After studying in Strasbourg, Halle, Leipzig and Berlin, he passed the first state examination in Naumburg in 1880 in Naumburg and earned his doctorate (Dr. rer. pol.) in 1882 with a thesis on the Making of markets in Germany from the University of Straßburg.
From 1882 to 1890, he taught Public Law, Statistics and Administration Science at the Imperial University of Tokyo and was also an adviser to the Japanese Ministry of Agriculture and Commerce.
In 1892, Rathgen passed his habilitation at the Friedrich Wilhelms University of Berlin and the following years was appointed extraordinary, in 1895 ordinary Professor of the University of Marburg.
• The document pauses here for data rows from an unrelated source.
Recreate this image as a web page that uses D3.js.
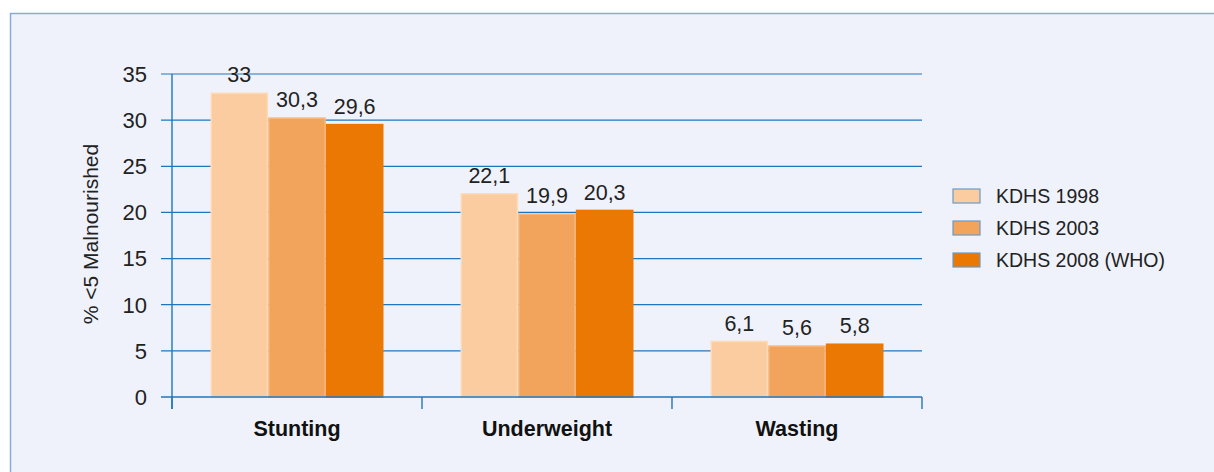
<!DOCTYPE html>
<html>
<head>
<meta charset="utf-8">
<script src="https://cdn.jsdelivr.net/npm/d3@7"></script>
<style>
  body { margin: 0; background: #fff; }
  text { font-family: "Liberation Sans", Arial, sans-serif; fill: #222; }
</style>
</head>
<body>
<div id="chart"></div>
<script>
const categories = ["Stunting", "Underweight", "Wasting"];
const series = ["KDHS 1998", "KDHS 2003", "KDHS 2008 (WHO)"];
const kdhs1998 = [33, 22.1, 6.1];
const kdhs2003 = [30.3, 19.9, 5.6];
const kdhs2008 = [29.6, 20.3, 5.8];
const yTicks = [0, 5, 10, 15, 20, 25, 30, 35];

const colors = ["#fbcc9f", "#f3a45c", "#ec7804"];
const borders = ["#fddbb9", "#f8b77c", "#ec7804"];
const blue = "#1f76bf";

const values = [kdhs1998, kdhs2003, kdhs2008];

const svg = d3.select("#chart")
  .append("svg")
  .attr("width", 1214)
  .attr("height", 472);

// panel
svg.append("rect")
  .attr("x", 10.5)
  .attr("y", 13.5)
  .attr("width", 1220)
  .attr("height", 480)
  .attr("fill", "#eff2fa")
  .attr("stroke", "#86acd6")
  .attr("stroke-width", 1.5);

const xScale = d3.scaleBand().domain(categories).range([172, 922]);
const xInner = d3.scaleBand().domain(series).range([38.5, 211.5]);
const yScale = d3.scaleLinear().domain([0, 35]).range([397, 74]);

// gridlines + y ticks
svg.append("g")
  .selectAll("line")
  .data(yTicks.filter(d => d > 0))
  .join("line")
  .attr("x1", 161)
  .attr("x2", 922)
  .attr("y1", d => yScale(d))
  .attr("y2", d => yScale(d))
  .attr("stroke", blue)
  .attr("stroke-width", 1.2);

svg.append("g")
  .selectAll("text")
  .data(yTicks)
  .join("text")
  .attr("x", 147)
  .attr("y", d => yScale(d))
  .attr("dy", "0.36em")
  .attr("text-anchor", "end")
  .style("font-size", "22px")
  .text(d => d);

// bars
categories.forEach((cat, ci) => {
  series.forEach((s, si) => {
    const v = values[si][ci];
    const x0 = xScale(cat) + xInner(s);
    svg.append("rect")
      .attr("x", x0 + 0.75)
      .attr("y", yScale(v) + 0.75)
      .attr("width", xInner.bandwidth() - 1.5)
      .attr("height", yScale(0) - yScale(v) - 0.75)
      .attr("fill", colors[si])
      .attr("stroke", borders[si])
      .attr("stroke-width", 1.5);

    svg.append("text")
      .attr("x", x0 + xInner.bandwidth() / 2)
      .attr("y", yScale(v) - 10)
      .attr("text-anchor", "middle")
      .style("font-size", "21.5px")
      .text(String(v).replace(".", ","));
  });
});

// axes lines
svg.append("line")
  .attr("x1", 172).attr("x2", 172)
  .attr("y1", yScale(35)).attr("y2", 409)
  .attr("stroke", blue).attr("stroke-width", 1.4);

svg.append("line")
  .attr("x1", 161).attr("x2", 922)
  .attr("y1", yScale(0)).attr("y2", yScale(0))
  .attr("stroke", blue).attr("stroke-width", 1.4);

const bounds = categories.map(c => xScale(c)).concat([xScale.range()[1]]);
svg.append("g")
  .selectAll("line")
  .data(bounds)
  .join("line")
  .attr("x1", d => d).attr("x2", d => d)
  .attr("y1", yScale(0)).attr("y2", 409)
  .attr("stroke", blue).attr("stroke-width", 1.4);

svg.append("g")
  .selectAll("text")
  .data(categories)
  .join("text")
  .attr("x", d => xScale(d) + xScale.bandwidth() / 2)
  .attr("y", 436)
  .attr("text-anchor", "middle")
  .style("font-size", "21.5px")
  .style("font-weight", "bold")
  .style("fill", "#111")
  .text(d => d);

// y axis title
svg.append("text")
  .attr("transform", "translate(90, 234) rotate(-90)")
  .attr("dy", "0.36em")
  .attr("text-anchor", "middle")
  .style("font-size", "21px")
  .text("% <5 Malnourished");

// legend
const legend = svg.append("g");
series.forEach((s, i) => {
  const y = 189 + i * 32;
  legend.append("rect")
    .attr("x", 953)
    .attr("y", y)
    .attr("width", 27)
    .attr("height", 14)
    .attr("fill", colors[i])
    .attr("stroke", "#6b9ac8")
    .attr("stroke-width", 1.2);
  legend.append("text")
    .attr("x", 996)
    .attr("y", y + 7)
    .attr("dy", "0.36em")
    .style("font-size", "19.5px")
    .text(s);
});
</script>
</body>
</html>
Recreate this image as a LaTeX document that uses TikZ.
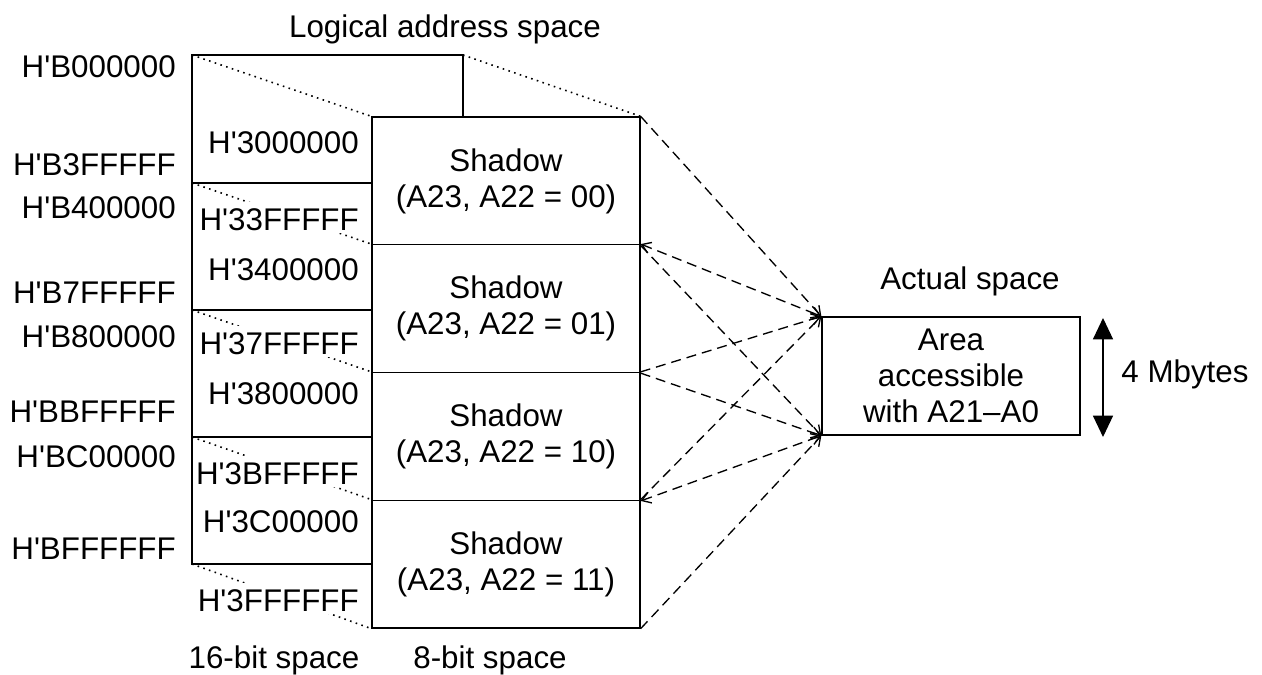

From 1900 to 1903, he was temporarily in charge of Max Webers Chair at University of Heidelberg. In 1907, he became a Professor at the newly established Kolonialinstitut (Colonial Institute) in Hamburg. After its transformation into the University of Hamburg in 1919, he took over the chair of Economics, Colonial policy and Public finance and became at the same time its first Chancellor.
From 1913 to 1914, Rathgen taught as an Exchange Professor at Columbia University in New York.
Among his works are "Japans Volkswirtschaft und Staatshaushalt" and "Die Japaner und ihre wirtshaftliche Entwicklung."